Le Quotidien du Médecin. Comment définir la résilience ?
Dr Jean-Louis Payen*. Selon la définition de Boris Cyrulnik et de Gérard Jorland (1), la résilience est la reprise d’un nouveau développement après un traumatisme. Ce mot déjà rapporté dans la littérature anglaise au 17e siècle trouverait ses racines dans resalere mot latin désignant le ressaut. Notamment utilisé par Francis Bacon, il a été traduit en français par les termes « rebondir », « se redresser », « se ressaisir ». Au 19e siècle, les physiciens s’emparèrent du mot pour caractériser la résistance, l’élasticité des matériaux. Enfin, lors du siècle dernier, ce sont les psychiatres qui se saisirent du concept pour décrire la reprise d’un nouveau développement après une agonie traumatique (1).
Comment ce concept a-t-il été introduit en hépato-gastroentérologie (HGE) ?

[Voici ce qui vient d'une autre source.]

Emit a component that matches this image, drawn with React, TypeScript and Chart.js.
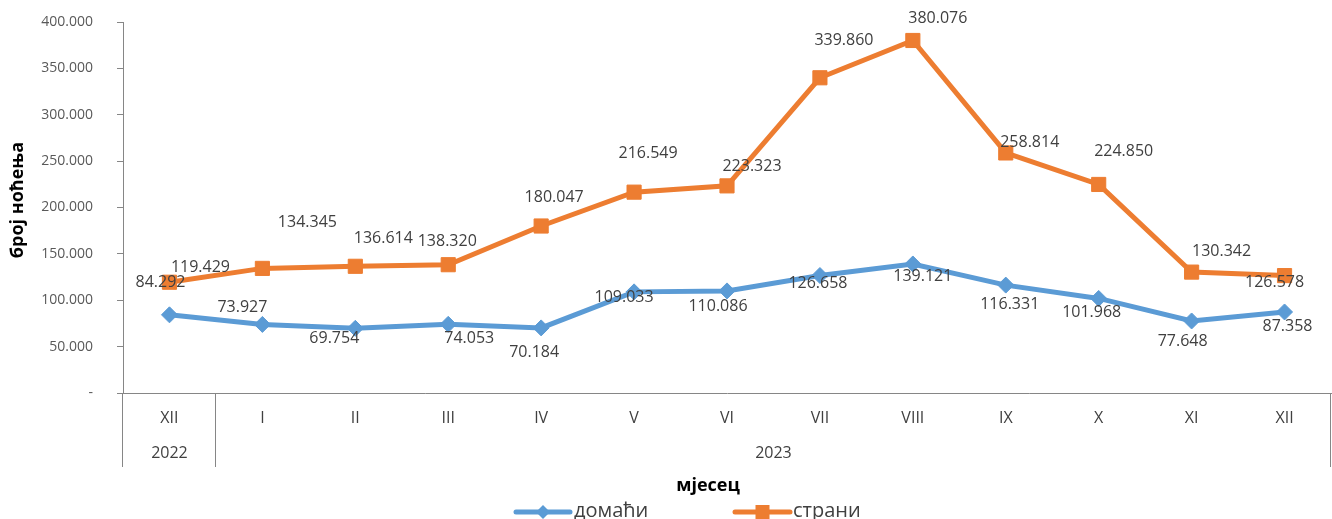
import React, { useEffect, useRef } from 'react';
import { Chart, registerables } from 'chart.js';

Chart.register(...registerables);

const months = ['XII', 'I', 'II', 'III', 'IV', 'V', 'VI', 'VII', 'VIII', 'IX', 'X', 'XI', 'XII'];
const yearLabels = ['2022', '2023'];
const yearMonthCounts = [1, 12];
const domaci = [84292, 73927, 69754, 74053, 70184, 109033, 110086, 126658, 139121, 116331, 101968, 77648, 87358];
const strani = [119429, 134345, 136614, 138320, 180047, 216549, 223323, 339860, 380076, 258814, 224850, 130342, 126578];
const seriesNames = ['домаћи', 'страни'];
const yTitle = 'број ноћења';
const xTitle = 'мјесец';

// label placement offsets (style only)
const domaciLabelOffsets = [[-9, -32], [-20, -17], [-21, 10], [21, 14], [-7, 25], [-10, 6], [-9, 16], [-2, 8], [10, 12], [4, 19], [-7, 14], [-9, 20], [3, 14]];
const straniLabelOffsets = [[31, -15], [45, -46], [28, -28], [-1, -23], [13, -29], [14, -39], [25, -19], [24, -37], [25, -22], [24, -11], [25, -33], [30, -21], [-10, 7]];

const BLUE = '#5B9BD5';
const ORANGE = '#ED7D31';
const AXIS = '#868686';
const TEXT = '#404040';
const FONT = '"Open Sans", "Noto Sans", sans-serif';

Chart.defaults.font.family = FONT;

const fmt = (v: number) => {
  if (v === 0) return '-';
  return Math.round(v).toString().replace(/\B(?=(\d{3})+(?!\d))/g, '.');
};

const decorPlugin = {
  id: 'decor',
  afterDatasetsDraw(chart: any) {
    const ctx = chart.ctx;
    const offs = [domaciLabelOffsets, straniLabelOffsets];
    ctx.save();
    ctx.font = `16px ${FONT}`;
    ctx.fillStyle = TEXT;
    ctx.textAlign = 'center';
    ctx.textBaseline = 'middle';
    chart.data.datasets.forEach((ds: any, di: number) => {
      const meta = chart.getDatasetMeta(di);
      meta.data.forEach((pt: any, i: number) => {
        const o = offs[di][i];
        ctx.fillText(fmt(ds.data[i]), pt.x + o[0], pt.y + o[1]);
      });
    });
    ctx.restore();
  },
  afterDraw(chart: any) {
    const ctx = chart.ctx;
    const area = chart.chartArea;
    const bottom = area.bottom + 74;
    const catW = (area.right - area.left) / months.length;
    ctx.save();
    ctx.strokeStyle = AXIS;
    ctx.lineWidth = 1;
    let idx = 0;
    const bounds: number[] = [area.left];
    yearMonthCounts.forEach((c) => {
      idx += c;
      bounds.push(area.left + catW * idx);
    });
    bounds.forEach((bx) => {
      const x = Math.round(bx) - 0.5;
      ctx.beginPath();
      ctx.moveTo(x, area.bottom);
      ctx.lineTo(x, bottom);
      ctx.stroke();
    });
    ctx.font = `16px ${FONT}`;
    ctx.fillStyle = TEXT;
    ctx.textAlign = 'center';
    ctx.textBaseline = 'middle';
    yearLabels.forEach((lab, k) => {
      ctx.fillText(lab, (bounds[k] + bounds[k + 1]) / 2, area.bottom + 60);
    });
    ctx.font = `bold 18px ${FONT}`;
    ctx.fillStyle = '#000000';
    ctx.fillText(xTitle, 708, 486);
    ctx.save();
    ctx.translate(18, 200);
    ctx.rotate(-Math.PI / 2);
    ctx.fillText(yTitle, 0, 0);
    ctx.restore();
    const items = [
      { name: seriesNames[0], color: BLUE, style: 'diamond', x0: 516, x1: 570, tx: 574 },
      { name: seriesNames[1], color: ORANGE, style: 'square', x0: 735, x1: 790, tx: 793 },
    ];
    const ly = 512;
    items.forEach((it) => {
      ctx.strokeStyle = it.color;
      ctx.lineWidth = 5;
      ctx.lineCap = 'round';
      ctx.beginPath();
      ctx.moveTo(it.x0, ly);
      ctx.lineTo(it.x1, ly);
      ctx.stroke();
      const cx = (it.x0 + it.x1) / 2;
      ctx.fillStyle = it.color;
      ctx.beginPath();
      if (it.style === 'diamond') {
        ctx.moveTo(cx, ly - 7);
        ctx.lineTo(cx + 7, ly);
        ctx.lineTo(cx, ly + 7);
        ctx.lineTo(cx - 7, ly);
        ctx.closePath();
      } else {
        ctx.rect(cx - 7, ly - 7, 14, 14);
      }
      ctx.fill();
      ctx.fillStyle = TEXT;
      ctx.font = `20px ${FONT}`;
      ctx.textAlign = 'left';
      ctx.textBaseline = 'middle';
      ctx.fillText(it.name, it.tx, ly - 1);
    });
    ctx.restore();
  },
};

export default function App() {
  const ref = useRef<HTMLCanvasElement>(null);
  useEffect(() => {
    if (!ref.current) return;
    const chart = new Chart(ref.current, {
      type: 'line',
      data: {
        labels: months,
        datasets: [
          {
            label: seriesNames[0],
            data: domaci,
            borderColor: BLUE,
            backgroundColor: BLUE,
            borderWidth: 5,
            pointStyle: 'rectRot',
            pointRadius: 8,
            pointBorderWidth: 1,
            pointBackgroundColor: BLUE,
            pointBorderColor: BLUE,
            tension: 0,
          },
          {
            label: seriesNames[1],
            data: strani,
            borderColor: ORANGE,
            backgroundColor: ORANGE,
            borderWidth: 5,
            pointStyle: 'rect',
            pointRadius: 10,
            pointBorderWidth: 1,
            pointBackgroundColor: ORANGE,
            pointBorderColor: ORANGE,
            tension: 0,
          },
        ],
      },
      options: {
        responsive: false,
        animation: false,
        layout: { autoPadding: false, padding: { top: 22, right: 1, left: 0, bottom: 0 } },
        plugins: {
          legend: { display: false },
          title: { display: false },
          tooltip: { enabled: false },
        },
        scales: {
          x: {
            type: 'category',
            offset: true,
            grid: { display: false, drawTicks: false },
            border: { display: true, color: AXIS, width: 1 },
            ticks: {
              font: { family: FONT, size: 16 },
              color: TEXT,
              padding: 16,
              maxRotation: 0,
              autoSkip: false,
            },
            afterFit: (s: any) => {
              s.height = 126;
              s.paddingLeft = 0;
              s.paddingRight = 0;
            },
          },
          y: {
            min: 0,
            max: 400000,
            grid: { display: true, drawOnChartArea: false, drawTicks: true, tickLength: 6, color: AXIS },
            border: { display: true, color: AXIS, width: 1 },
            ticks: {
              stepSize: 50000,
              font: { family: FONT, size: 14 },
              color: '#595959',
              padding: 24,
              callback: (v: any) => fmt(Number(v)),
            },
            afterFit: (s: any) => {
              s.width = 123;
              s.paddingTop = 0;
              s.paddingBottom = 0;
            },
          },
        },
      },
      plugins: [decorPlugin],
    });
    return () => chart.destroy();
  }, []);
  return (
    <div style={{ position: 'fixed', left: 0, top: 0, width: 1332, height: 519, background: '#fff' }}>
      <canvas ref={ref} width={1332} height={519} style={{ width: 1332, height: 519, display: 'block' }} />
    </div>
  );
}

C’est la mise en évidence de la capacité du foie à se régénérer, à se restructurer, à réduire la fibrose accumulée après une agression chronique, virale (hépatite B et C) ou métabolique (hémochromatose) notamment, qui a conduit à proposer le mot de résilience pour caractériser cette transformation ; terme fédérateur que nous avons soumis à la communauté des hépatogastro-entérologues avec Victor de Ledinghen. Cette capacité singulière de la structure hépatique était déjà connue des Grecs anciens, comme le laisse supposer le mythe de Prométhée, Titan dont le foie, dévoré durant la journée par un rapace, se régénérait pendant la nuit, le condamnant ainsi à ce supplice éternel. La régression des lésions cirrhotiques, suspectée dans les années 1980, a été confirmée au début des années 2000 par les travaux de Wanless IR. Aujourd’hui, il est établi que la cirrhose peut régresser en cas de guérison de la maladie causale, notamment d’une hépatite chronique C, ou lors du contrôle de la réplication virale sur le long terme dans l’hépatite B. Cette résilience est un formidable message d’espoir pour les patients, même s’il faut rester très prudent quant à l’impact de la régression de la cirrhose sur le risque notamment de carcinome hépatocellulaire.
En dehors de l’hépatologie, quelles en sont les autres applications ?
Dans les maladies inflammatoires chroniques de l’intestin (MICI), la capacité du tube digestif à cicatriser est connue ; grâce aux anti-TNF, la cicatrisation muqueuse endoscopique est désormais devenue un objectif thérapeutique, nous pourrions là aussi parler de résilience. Les récents travaux sur le microbiote ont déjà montré que ce « nouvel organe » est résilient. Enfin, ce concept pourrait également s’appliquer au pancréas, puisque l’on observe une restitution ad integrum de sa structure après pancréatite aiguë bénigne par exemple. Comme vous le voyez la résilience n’est pas un vain mot en hépato-gastroentérologie.
*Centre hospitalier de Montauban
(1) Résilience connaissances de base. Éditions Odile Jacob, 2012.